Rabu, 31 Mei 2017

TATANIAGA GARAM (2)

Dasar Hukum Tata Niaga Garam
Dalam rangka  mendukung pengembangan Industri Garam Nasional, disamping pengembangan fisik-produksi, perlu dilengkapi dengan penataan sektor pemasaran, dalam hal ini menyempurnakan tata niaga garam nasional.
Saat ini tata niaga garam didasarkan kepada:
1.  Keppres Nomor 69/1994 tentang Pengadaan Garam Beryodium
2.  Peraturan Menteri Perindustrian Nomor 42/M-IND/PER/II/2005 tentang Pengolahan, Pengemasan dan Pelabelan Garam Beryodium
3.  Peraturan Menteri Perdagangan Nomor 20/M-Dag/Per/9/2005 tentang Ketentuan Impor Garam.
4.  Peraturan Menteri Perdagangan Republik Indonesia Nomor 44/M-Dag/Per/101 2007 tentang Perubahan Atas Peraturan Menteri Perdagangan Nomor 20/M-Dag/Per/9/2005 tentang Ketentuan Impor Garam.
Berdasarkan Keputusan Presiden Republik Indonesia Nomor 69 Tahun 1994 Tentang Pengadaan Garam Beriodium, bahwa garam yang dapat diperdagangkan untuk keperluan konsumsi manusia atau ternak, pengasinan ikan, atau bahan penolong industri pangan adalah garam beryodium yang telah memenuhi Standar Nasional Indonesia (SNI), harus melalui proses pencucian dan iodisasi, serta dikemas dan berlabel.

Ketentuan Impor Garam
Dari Peraturan Menteri Perdagangan Nomor 20/M-Dag/Per/9/2005 tentang Ketentuan Impor Garam dan Peraturan Menteri Perdagangan Republik Indonesia Nomor 44/M-Dag/Per/1012007 tentang Perubahan Atas Peraturan Menteri Perdagangan Nomor 20/M-Dag/Per/ 9/2005 tentang Ketentuan Impor Garam maka Importir Terdaftar Garam, selanjutnya disebut IT Garam, adalah perusahaan pemilik Angka Pengenal Importir Umum (API-U) yang disetujui untuk mengimpor garam tertentu untuk memenuhi kebutuhan industri yang tidak melakukan importasi sendiri dan atau mengimpor garam tertentu untuk memenuhi kebutuhan konsumsi masyarakat.

Kelembagaan Garam Rakyat
1.    Sebagian besar petani garam hanya sebagai tenaga penggarap lahan milik orang kaya
2.    Sebagian besar tenaga penggarap  kondisi sosial ekonomi rendah
3.    Posisi  tawar petambak garam terhadap pihak lain (pedagang maupun perusahaan) sangat lemah.

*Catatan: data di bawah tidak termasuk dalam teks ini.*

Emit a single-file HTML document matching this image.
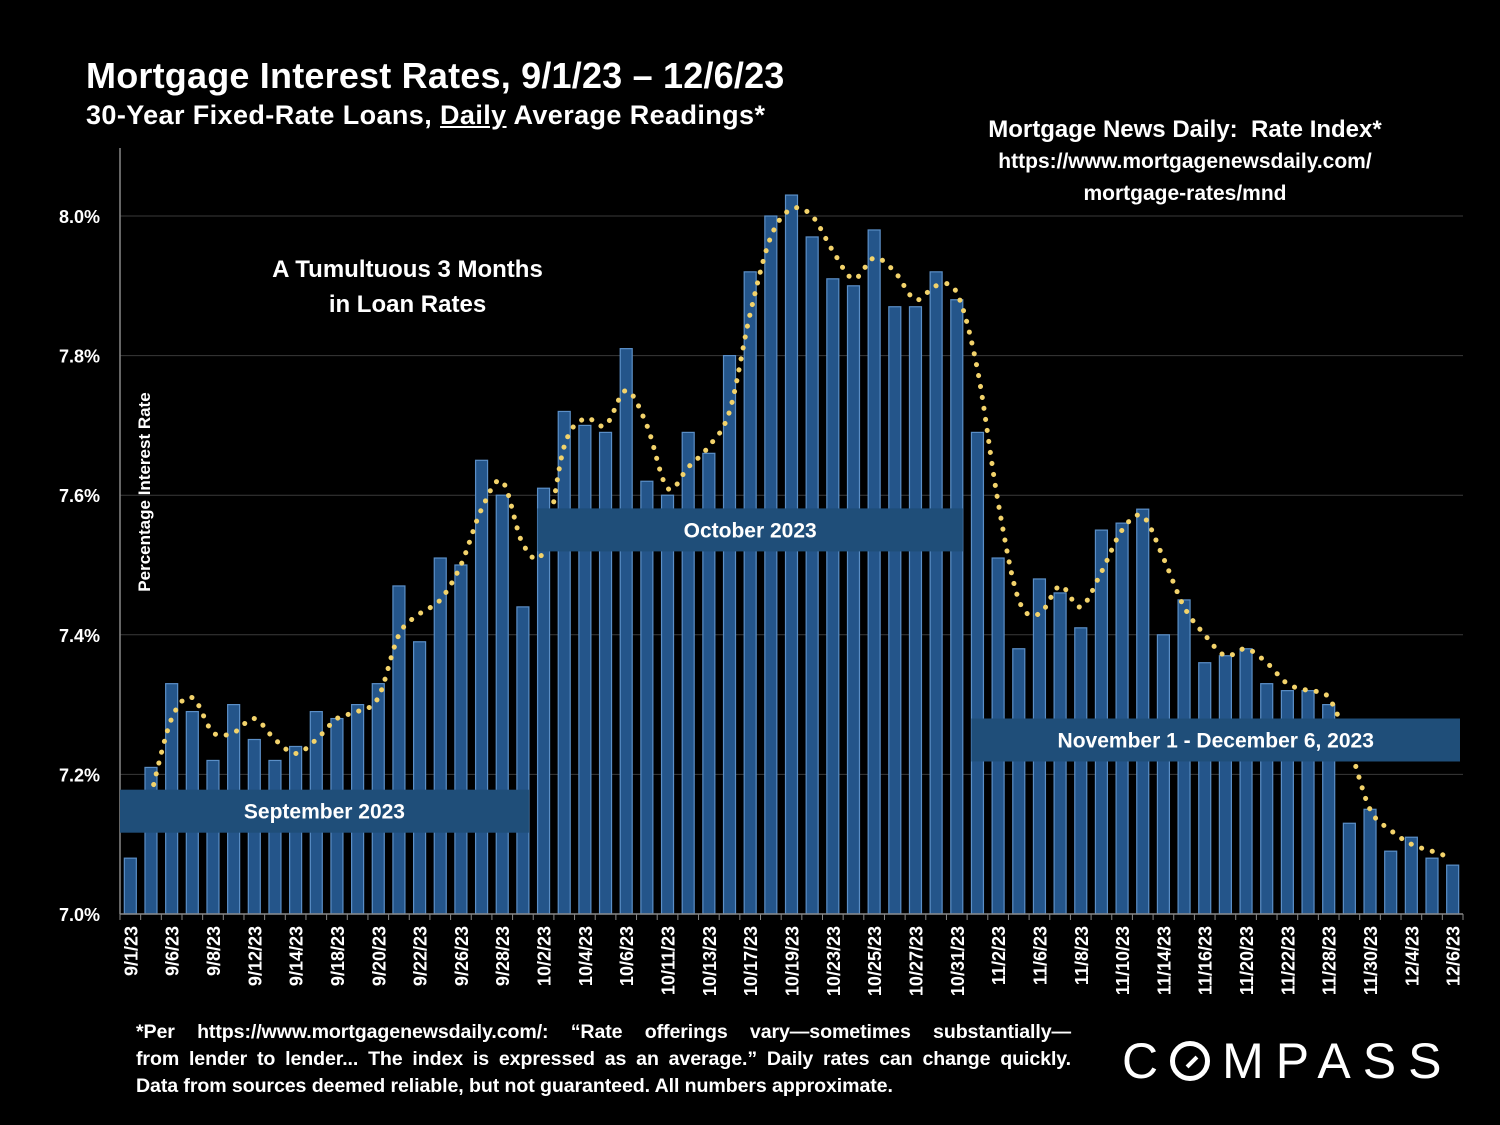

Kerugian yang sering dialami oleh petani garam adalah akibat dari:
1.    Harga garam pada saat panen raya sering anjlok (kebijakan harga pemerintah tidak dirasakan petani)
2.    Petani hanya sebagai price taker (tidak mengetahui trend harga dan spesifikasi kualitas garam)
3.    Sangat Jarang petani memiliki akses pemasaran langsung ke perusahaan garam
4.    Pengelolaan Usaha Garam Rakyat dilakukan secara personal. Sebagian besar di wilayah sentra produksi belum terbentuk kelompok usaha garam
5.    Pembinaan petani garam oleh dinas terkait dan perusahaan sangat jarang (tidak intensif dan massif)
6.    Sebagian kelompok usaha garam dibentuk karena ada kepentingan sesaat (proyek/ politik), hanya sedikit kelompok garam yang usahanya mandiri
7.    Telah terbentuk asosiasi garam seperti ASPEGAB (Asosiasi Petambak Garam rakyat Bahan Baku), Paguyuban Petani Garam Rakyat, dan lain-lain. Tetapi sangat sedikit peran asosiasi untuk kepentingan petambak garam (kepanjangan perusahaan/pribadi)
8.    Penguatan kelembagaan usaha untuk menghasilkan kelompok usaha garam yang mandiri sangat penting untuk keberhasilan pemberdayaan usaha garam rakyat.